Professor Stutzer[69] of Bonn has been engaged in determining the action of digestive ferments of the animal organism on alimentary substances, and has worked out a method by which it is possible to ascertain the proportion of albuminous substances which can be regarded as digestible.
The method depends upon the fact that salivary, gastric and intestinal digestion can be artificially imitated in the laboratory. But as the salivary secretion only digests starch and is difficult to obtain, malt diastase, which serves the same purpose, is used instead. On the other hand albuminous material is only digested by juices of the stomach and intestines as fresh obtained from the mucous membranes of the pig or ox. If we suppose an average of 16 percent of total albumen in cocoa powder, the following results would probably be given by Stutzer’s method:
Of 16 % of total albumen there are on an average:
| Albumen: | corresponding to percentage of the total mass: | |
| 7·6% soluble in the stomach | 47·5% | }65% |
| 2·8% soluble in the intestines | 17·5% | |
| 5·6% insoluble | 35·0% | |
| 16·0% | 100·0% | |
As shown by the experiments of Forster[70] however, artificial digestion does not correctly represent the actual consumption of nutriment in the human body. Forster’s experiments, in which cacao powder was administered to healthy men, gave a much higher value, in fact, 80 percent of the nitrogenous substance was digested, against 65 percent by Stutzer’s artificial method of digestion. The results obtained by artificial digestion must therefore be increased in that proportion.
6. Starch.
Starch is one of the most important constituents of cacao, as on the starch taken in conjunction with the fat and albumen depends the nutritive value of the cacao bean.

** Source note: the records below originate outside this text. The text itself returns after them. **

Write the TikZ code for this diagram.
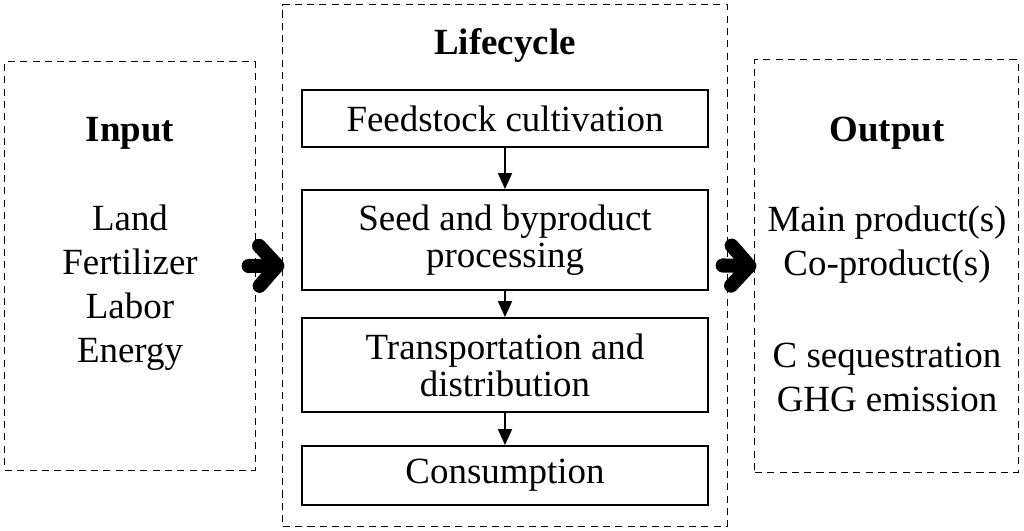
\documentclass[tikz,border=0pt]{standalone}
\usepackage{fontspec}
\setmainfont{Liberation Serif}
\usetikzlibrary{arrows.meta,positioning}
\begin{document}
\begin{tikzpicture}[x=0.01cm,y=-0.01cm,
  frame/.style={draw, dash pattern=on 2pt off 1.5pt, line width=0.3pt},
  stage/.style={draw, line width=0.5pt, minimum width=4.06cm, align=center, font=\fontsize{10.5}{10.5}\selectfont},
  item/.style={align=center, font=\fontsize{10.5}{12.5}\selectfont},
  title/.style={font=\bfseries\fontsize{10.5}{10.5}\selectfont},
  flow/.style={-{Triangle[length=1.6mm,width=1.4mm]}, line width=0.5pt},
  fat/.style={line width=4pt, line cap=round, -{Straight Barb[length=1.8mm,width=4mm,round]}}]
\useasboundingbox (0,0) rectangle (1024,531);
% dashed frames
\node [frame, minimum width=2.5cm, minimum height=4.08cm] (in) at (130,266) {};
\node [frame, minimum width=4.44cm, minimum height=5.21cm] (life) at (505,265.5) {};
\node [frame, minimum width=2.63cm, minimum height=4.12cm] (out) at (886.5,266) {};
% titles
\node [title] (tin) at (130,133) {Input};
\node [title] (tlife) at (505,45) {Lifecycle};
\node [title] (tout) at (887,133) {Output};
% lists
\node [item] (lin) at (130,288) {Land\\Fertilizer\\Labor\\Energy};
\node [item] (lout1) at (887,245) {Main product(s)\\Co-product(s)};
\node [item] (lout2) at (887,377) {C sequestration\\GHG emission};
% lifecycle stages
\node [stage, minimum height=0.57cm] (s1) at (505,118.5) {Feedstock cultivation};
\node [stage, minimum height=1.0cm] (s2) at (505,240) {Seed and byproduct\\processing};
\node [stage, minimum height=0.94cm] (s3) at (505,365) {Transportation and\\distribution};
\node [stage, minimum height=0.59cm] (s4) at (505,475.5) {Consumption};
\draw [flow] (s1) -- (s2);
\draw [flow] (s2) -- (s3);
\draw [flow] (s3) -- (s4);
% fat arrows
\draw [fat] ([xshift=-0.07cm]in.east) -- ([xshift=0.02cm]life.west);
\draw [fat] ([xshift=-0.05cm]life.east) -- ([xshift=0.02cm]out.west);
\end{tikzpicture}
\end{document}
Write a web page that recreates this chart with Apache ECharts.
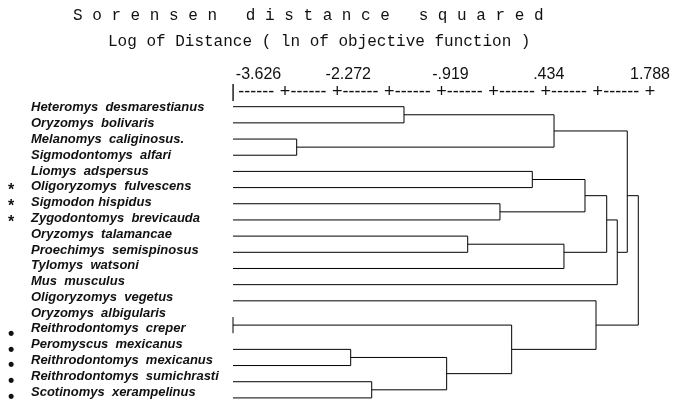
<!DOCTYPE html>
<html><head><meta charset="utf-8">
<script src="https://cdn.jsdelivr.net/npm/echarts@6/dist/echarts.min.js"></script>
<style>html,body{margin:0;padding:0;background:#fff}#c{width:697px;height:406px}</style>
</head><body><div id="c"></div>
<script>
const species = [
  'Heteromys  desmarestianus','Oryzomys  bolivaris','Melanomys  caliginosus.','Sigmodontomys  alfari',
  'Liomys  adspersus','Oligoryzomys  fulvescens','Sigmodon hispidus','Zygodontomys  brevicauda',
  'Oryzomys  talamancae','Proechimys  semispinosus','Tylomys  watsoni','Mus  musculus',
  'Oligoryzomys  vegetus','Oryzomys  albigularis','Reithrodontomys  creper','Peromyscus  mexicanus',
  'Reithrodontomys  mexicanus','Reithrodontomys  sumichrasti','Scotinomys  xerampelinus'
];
const markers = ['','','','','','*','*','*','','','','','','','•','•','•','•','•'];
const axisMin = -3.626, axisMax = 1.788;
const tickLabels = [-3.626, -2.272, -0.919, 0.434, 1.788];
// fusions: node 19+k joins mergeLeft[k] and mergeRight[k] at mergeHeight[k] (log distance), drawn at row mergeRow[k]
const mergeLeft   = [0, 2, 19, 4, 6, 22, 8, 25, 24, 27, 21, 13, 15, 17, 31, 30, 12, 29];
const mergeRight  = [1, 3, 20, 5, 7, 23, 9, 10, 26, 11, 28, 14, 16, 18, 32, 33, 34, 35];
const mergeHeight = [-1.406, -2.799, 0.542, 0.260, -0.160, 0.944, -0.579, 0.671, 1.226, 1.363, 1.493,
                     -3.626, -2.098, -1.825, -0.852, -0.008, 1.087, 1.636];
const mergeRow    = [0.5, 2.5, 1.5, 4.5, 6.5, 5.5, 8.5, 9.0, 7.0, 9.0, 5.5, 13.5, 15.5, 17.5, 16.5, 15.0, 13.5, 9.5];

const nodeX = species.map(() => axisMin), nodeY = species.map((s, i) => i);
const links = [];
mergeLeft.forEach((a, k) => {
  const b = mergeRight[k], h = mergeHeight[k];
  links.push({coords: [[nodeX[a], nodeY[a]], [h, nodeY[a]], [h, nodeY[b]], [nodeX[b], nodeY[b]]]});
  nodeX.push(h); nodeY.push(mergeRow[k]);
});

const half = (axisMax - axisMin) / 8;
const rulerVals = [];
for (let k = 0; k <= 8; k++) rulerVals.push(axisMin + k * half);
for (let k = 0; k < 8; k++) rulerVals.push(axisMin + (k + 0.447) * half);

const fmtNum = v => v.toFixed(3).replace(/^(-?)0\./, '$1.');
const tickShift = [51, 22, 18, 6, 0];
const numRich = {};
tickShift.forEach((p, i) => numRich['l' + i] = {fontFamily: 'Liberation Sans', fontSize: 16, color: '#111', padding: [0, 0, 0, p]});

const chart = echarts.init(document.getElementById('c'), null, {renderer: 'canvas'});
chart.setOption({
  animation: false,
  backgroundColor: '#fff',
  title: [
    {text: 'S o r e n s e n   d i s t a n c e   s q u a r e d', left: 73, top: 8, padding: 0,
     textStyle: {fontFamily: 'Liberation Mono', fontSize: 16, fontWeight: 'normal', color: '#111'}},
    {text: 'Log of Distance ( ln of objective function )', left: 108, top: 34, padding: 0,
     textStyle: {fontFamily: 'Liberation Mono', fontSize: 16, fontWeight: 'normal', color: '#111'}}
  ],
  grid: [
    {left: 233, right: 47, top: 98.6, bottom: 0},
    {left: 233, right: 47, top: 100, bottom: 4}
  ],
  xAxis: [
    {gridIndex: 0, type: 'value', position: 'top', min: axisMin, max: axisMax,
     axisLine: {show: false}, axisTick: {show: false}, splitLine: {show: false},
     axisLabel: {customValues: tickLabels, margin: 16, hideOverlap: false,
       formatter: v => { const i = tickLabels.findIndex(t => Math.abs(t - v) < 1e-6); return '{l' + i + '|' + fmtNum(v) + '}'; },
       rich: numRich}},
    {gridIndex: 0, type: 'value', position: 'top', min: axisMin, max: axisMax,
     axisLine: {show: false}, axisTick: {show: false}, splitLine: {show: false},
     axisLabel: {customValues: rulerVals, margin: -2, hideOverlap: false,
       fontFamily: 'Liberation Sans', fontSize: 18, color: '#111', lineHeight: 18,
       formatter: v => { const r = (v - axisMin) / half; if (Math.abs(r - Math.round(r)) < 0.01) return Math.round(r) === 0 ? '|' : '+'; return '------'; }}},
    {gridIndex: 1, type: 'value', show: false, min: 0, max: 1}
  ],
  yAxis: [
    {gridIndex: 0, type: 'value', min: -0.5, max: 18.5, inverse: true, show: false},
    {gridIndex: 1, type: 'category', data: species, inverse: true,
     axisLine: {show: false}, axisTick: {show: false}, splitLine: {show: false},
     axisLabel: {interval: 0, align: 'left', margin: 225,
       formatter: (v, i) => (markers[i] === '*' ? '{a|*}' : markers[i] === '•' ? '{b|•}' : '{e| }') + '{n|' + v + '}',
       rich: {
         a: {width: 23, fontFamily: 'Liberation Sans', fontSize: 16, fontWeight: 'bold', color: '#111', padding: [8, 0, 0, 0]},
         b: {width: 23, fontFamily: 'Liberation Sans', fontSize: 18, fontWeight: 'bold', color: '#111', padding: [10, 0, 0, 0]},
         e: {width: 23, fontSize: 13},
         n: {fontFamily: 'Liberation Sans', fontSize: 13, fontWeight: 'bold', fontStyle: 'italic', color: '#111'}
       }}}
  ],
  series: [{
    type: 'lines', coordinateSystem: 'cartesian2d', xAxisIndex: 0, yAxisIndex: 0,
    polyline: true, silent: true,
    lineStyle: {color: '#000', width: 1, opacity: 1},
    data: links
  }]
});
</script></body></html>
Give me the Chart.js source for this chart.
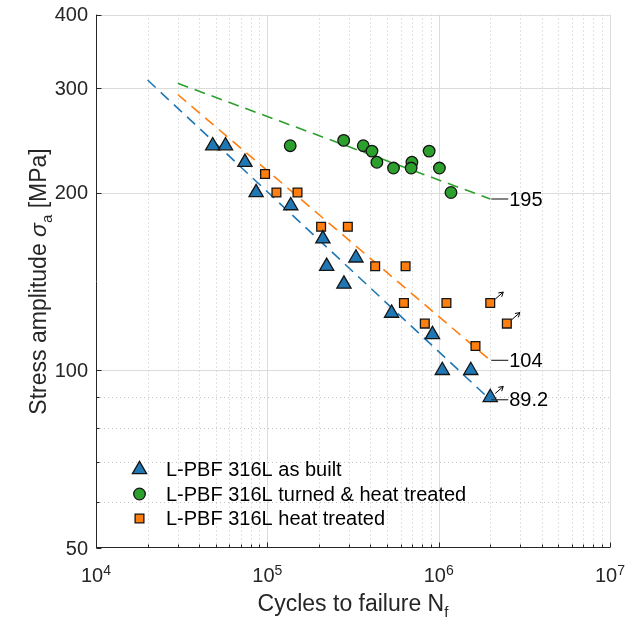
<!DOCTYPE html>
<html>
<head>
<meta charset="utf-8">
<script src="https://cdn.jsdelivr.net/npm/chart.js@4.4.0/dist/chart.umd.min.js"></script>
<style>
  html, body { margin: 0; padding: 0; background: #fff; }
  #wrap { width: 640px; height: 624px; }
</style>
</head>
<body>
<div id="wrap"><canvas id="snChart" width="640" height="624"></canvas></div>
<script>
// cycles to failure and stress amplitude (MPa)
const asBuiltN = [4.8e4, 5.7e4, 7.4e4, 8.6e4, 1.37e5, 2.11e5, 2.22e5, 2.8e5, 3.29e5, 5.31e5, 9.2e5, 1.05e6, 1.54e6, 2.0e6];
const asBuiltS = [240, 240, 225, 200, 190, 167, 150, 140, 155, 125, 115, 100, 100, 90];
const asBuiltRunouts = [13];

const turnedN = [1.36e5, 2.79e5, 3.63e5, 4.08e5, 4.36e5, 5.45e5, 6.98e5, 6.91e5, 8.8e5, 1.01e6, 1.18e6];
const turnedS = [240, 245, 240, 235, 225, 220, 225, 220, 235, 220, 200];
const turnedRunouts = [];

const heatN = [9.7e4, 1.13e5, 1.5e5, 2.06e5, 2.95e5, 4.26e5, 6.41e5, 6.27e5, 1.11e6, 2.0e6, 8.3e5, 2.5e6, 1.64e6];
const heatS = [215, 200, 200, 175, 175, 150, 150, 130, 130, 130, 120, 120, 110];
const heatRunouts = [9, 11];

// fitted lines: first and last point of each
const fitAsBuiltN = [2e4, 2e6];
const fitAsBuiltS = [310, 89.2];
const fitTurnedN = [3e4, 2e6];
const fitTurnedS = [306, 195];
const fitHeatN = [3e4, 2e6];
const fitHeatS = [293, 104];

const xMajorTicks = [1e4, 1e5, 1e6, 1e7];
const xMinorTicks = [2e4, 3e4, 4e4, 5e4, 6e4, 7e4, 8e4, 9e4,
                     2e5, 3e5, 4e5, 5e5, 6e5, 7e5, 8e5, 9e5,
                     2e6, 3e6, 4e6, 5e6, 6e6, 7e6, 8e6, 9e6];
const yTicks = [50, 100, 200, 300, 400];
const yMinorTicks = [60, 70, 80, 90];

const BLUE = '#1f77b4';
const GREEN = '#2ca02c';
const ORANGE = '#ff7f0e';
const EDGE = '#151515';
const INK = '#262626';
const FONT = '"Liberation Sans", Arial, Helvetica, sans-serif';

const toPoints = (ns, ss) => ns.map((n, i) => ({ x: n, y: ss[i] }));

const markerSet = (label, ns, ss, style, radius, color, runouts) => ({
    label,
    data: toPoints(ns, ss),
    showLine: false,
    pointStyle: style,
    pointRadius: radius,
    pointHoverRadius: radius,
    backgroundColor: color,
    pointBackgroundColor: color,
    borderColor: EDGE,
    pointBorderColor: EDGE,
    pointBorderWidth: 1.3,
    runouts
});

const fitSet = (ns, ss, color) => ({
    label: '',
    data: toPoints(ns, ss),
    showLine: true,
    fill: false,
    borderColor: color,
    borderWidth: 1.6,
    borderDash: [11, 7],
    pointRadius: 0,
    isFit: true
});

const drawMarker = (ctx, style, x, y, r) => {
    ctx.beginPath();
    if (style === 'circle') {
        ctx.arc(x, y, r, 0, Math.PI * 2);
    } else if (style === 'triangle') {
        ctx.moveTo(x, y - r);
        ctx.lineTo(x + r * Math.sin(Math.PI * 2 / 3), y + r / 2);
        ctx.lineTo(x - r * Math.sin(Math.PI * 2 / 3), y + r / 2);
    } else {
        const s = r * Math.SQRT1_2;
        ctx.rect(x - s, y - s, 2 * s, 2 * s);
    }
    ctx.closePath();
    ctx.fill();
    ctx.stroke();
};

const drawRunout = (ctx, px, py) => {
    const x0 = px + 5, y0 = py - 4, x1 = px + 13, y1 = py - 11;
    const ang = Math.atan2(y1 - y0, x1 - x0);
    ctx.beginPath();
    ctx.moveTo(x0, y0);
    ctx.lineTo(x1, y1);
    ctx.moveTo(x1 + 5 * Math.cos(ang + 2.6), y1 + 5 * Math.sin(ang + 2.6));
    ctx.lineTo(x1, y1);
    ctx.lineTo(x1 + 5 * Math.cos(ang - 2.6), y1 + 5 * Math.sin(ang - 2.6));
    ctx.stroke();
};

// draws a run of text pieces [text, font, dy] centred on (0, 0)
const drawPieces = (ctx, pieces) => {
    const widths = pieces.map(([t, f]) => { ctx.font = f; return ctx.measureText(t).width; });
    let cx = -widths.reduce((a, b) => a + b, 0) / 2;
    pieces.forEach(([t, f, dy], i) => {
        ctx.font = f;
        ctx.fillText(t, cx, dy);
        cx += widths[i];
    });
};

const decorations = {
    id: 'decorations',
    beforeDatasetsDraw(chart) {
        const { ctx, chartArea: a, scales: { x, y } } = chart;
        const seg = (x0, y0, x1, y1) => { ctx.beginPath(); ctx.moveTo(x0, y0); ctx.lineTo(x1, y1); ctx.stroke(); };
        const xp = (v) => Math.round(x.getPixelForValue(v)) + 0.5;
        const yp = (v) => Math.round(y.getPixelForValue(v)) + 0.5;
        ctx.save();
        ctx.lineWidth = 1;

        ctx.strokeStyle = '#c4c4c4';
        ctx.setLineDash([1, 3]);
        xMinorTicks.forEach((v) => seg(xp(v), a.top, xp(v), a.bottom));
        yMinorTicks.forEach((v) => seg(a.left, yp(v), a.right, yp(v)));

        ctx.setLineDash([]);
        ctx.strokeStyle = '#dcdcdc';
        xMajorTicks.slice(1).forEach((v) => seg(xp(v), a.top, xp(v), a.bottom));
        yTicks.slice(1).forEach((v) => seg(a.left, yp(v), a.right, yp(v)));

        ctx.strokeStyle = INK;
        const left = Math.round(a.left) + 0.5;
        const bottom = Math.round(a.bottom) - 0.5;
        seg(left, a.top, left, a.bottom);
        seg(a.left, bottom, a.right, bottom);
        xMajorTicks.forEach((v) => seg(xp(v), bottom, xp(v), bottom - 5));
        xMinorTicks.forEach((v) => seg(xp(v), bottom, xp(v), bottom - 3));
        yTicks.forEach((v) => seg(left, yp(v), left + 5, yp(v)));
        yMinorTicks.forEach((v) => seg(left, yp(v), left + 3, yp(v)));
        ctx.restore();
    },
    afterDatasetsDraw(chart) {
        const { ctx } = chart;
        ctx.save();
        chart.data.datasets.forEach((ds, i) => {
            const meta = chart.getDatasetMeta(i);
            if (ds.runouts) {
                ctx.strokeStyle = '#000';
                ctx.lineWidth = 1;
                ds.runouts.forEach((j) => drawRunout(ctx, meta.data[j].x, meta.data[j].y));
            }
            if (ds.isFit) {
                const end = meta.data[meta.data.length - 1];
                const value = ds.data[ds.data.length - 1].y;
                ctx.strokeStyle = '#333';
                ctx.lineWidth = 1.2;
                ctx.beginPath();
                ctx.moveTo(end.x + 1, end.y);
                ctx.lineTo(end.x + 18, end.y);
                ctx.stroke();
                ctx.fillStyle = '#000';
                ctx.font = `20px ${FONT}`;
                ctx.textAlign = 'left';
                ctx.textBaseline = 'middle';
                ctx.fillText(String(value), end.x + 19, end.y + 1);
            }
        });
        ctx.restore();
    },
    afterDraw(chart) {
        const { ctx, chartArea: a, scales: { x, y } } = chart;
        ctx.save();
        ctx.fillStyle = INK;

        // y tick labels
        ctx.font = `20px ${FONT}`;
        ctx.textAlign = 'right';
        ctx.textBaseline = 'middle';
        yTicks.forEach((v) => ctx.fillText(String(v), a.left - 8, y.getPixelForValue(v) + 1));

        // x tick labels as 10 with a raised exponent
        ctx.textAlign = 'left';
        ctx.textBaseline = 'alphabetic';
        xMajorTicks.forEach((v) => {
            const px = x.getPixelForValue(v);
            const exp = String(Math.round(Math.log10(v)));
            ctx.save();
            ctx.translate(px, a.bottom + 33.5);
            drawPieces(ctx, [['10', `20px ${FONT}`, 0], [exp, `14px ${FONT}`, -7]]);
            ctx.restore();
        });

        // axis titles
        ctx.save();
        ctx.translate((a.left + a.right) / 2, a.bottom + 62.5);
        drawPieces(ctx, [['Cycles to failure N', `23px ${FONT}`, 0], ['f', `15px ${FONT}`, 6]]);
        ctx.restore();

        ctx.save();
        ctx.translate(46, (a.top + a.bottom) / 2);
        ctx.rotate(-Math.PI / 2);
        drawPieces(ctx, [
            ['Stress amplitude ', `23px ${FONT}`, 0],
            ['σ', `italic 23px ${FONT}`, 0],
            ['a', `15px ${FONT}`, 6],
            [' [MPa]', `23px ${FONT}`, 0]
        ]);
        ctx.restore();

        // legend
        let row = 0;
        chart.data.datasets.forEach((ds) => {
            if (ds.isFit) return;
            const ly = a.bottom - 78.8 + row * 24.5;
            ctx.fillStyle = ds.backgroundColor;
            ctx.strokeStyle = EDGE;
            ctx.lineWidth = ds.pointBorderWidth;
            drawMarker(ctx, ds.pointStyle, a.left + 43.5, ly, ds.pointRadius);
            ctx.fillStyle = '#000';
            ctx.font = `20px ${FONT}`;
            ctx.textAlign = 'left';
            ctx.textBaseline = 'middle';
            ctx.fillText(ds.label, a.left + 70, ly + 1);
            row += 1;
        });
        ctx.restore();
    }
};

new Chart(document.getElementById('snChart'), {
    type: 'scatter',
    data: {
        datasets: [
            markerSet('L-PBF 316L as built', asBuiltN, asBuiltS, 'triangle', 8.2, BLUE, asBuiltRunouts),
            markerSet('L-PBF 316L turned & heat treated', turnedN, turnedS, 'circle', 5.8, GREEN, turnedRunouts),
            markerSet('L-PBF 316L heat treated', heatN, heatS, 'rect', 6.2, ORANGE, heatRunouts),
            fitSet(fitAsBuiltN, fitAsBuiltS, BLUE),
            fitSet(fitTurnedN, fitTurnedS, GREEN),
            fitSet(fitHeatN, fitHeatS, ORANGE)
        ]
    },
    options: {
        responsive: false,
        animation: false,
        devicePixelRatio: 1,
        events: [],
        layout: { padding: { left: 96, top: 14.6, right: 30, bottom: 75.7 } },
        plugins: { legend: { display: false }, tooltip: { enabled: false } },
        scales: {
            x: { type: 'logarithmic', min: 1e4, max: 1e7, display: false },
            y: { type: 'logarithmic', min: 50, max: 400, display: false }
        }
    },
    plugins: [decorations]
});
</script>
</body>
</html>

As previously stated, cacao starch is one of the smallest kinds which occur in the vegetable kingdom; consequently it can easily be distinguished from the starch granules of other plants. Owing to their minuteness the concentric rings showing the stratified structure of the starch granules can only be distinguished with difficulty under the microscope. Cacao starch consists usually of globular granules, generally separate, but sometimes in aggregations of two or three. The appearance under the microscope of the starch granules is clearly shown in fig 7, which represents a section of Ariba cacao enlarged 750 times.[71]
Fig. 7.
a on the above represents the intercellular spaces, b the cell walls, c the starch granules, d the fat crystals, those being the contents and structural elements of the cacao cell that the microscope will at once distinguish.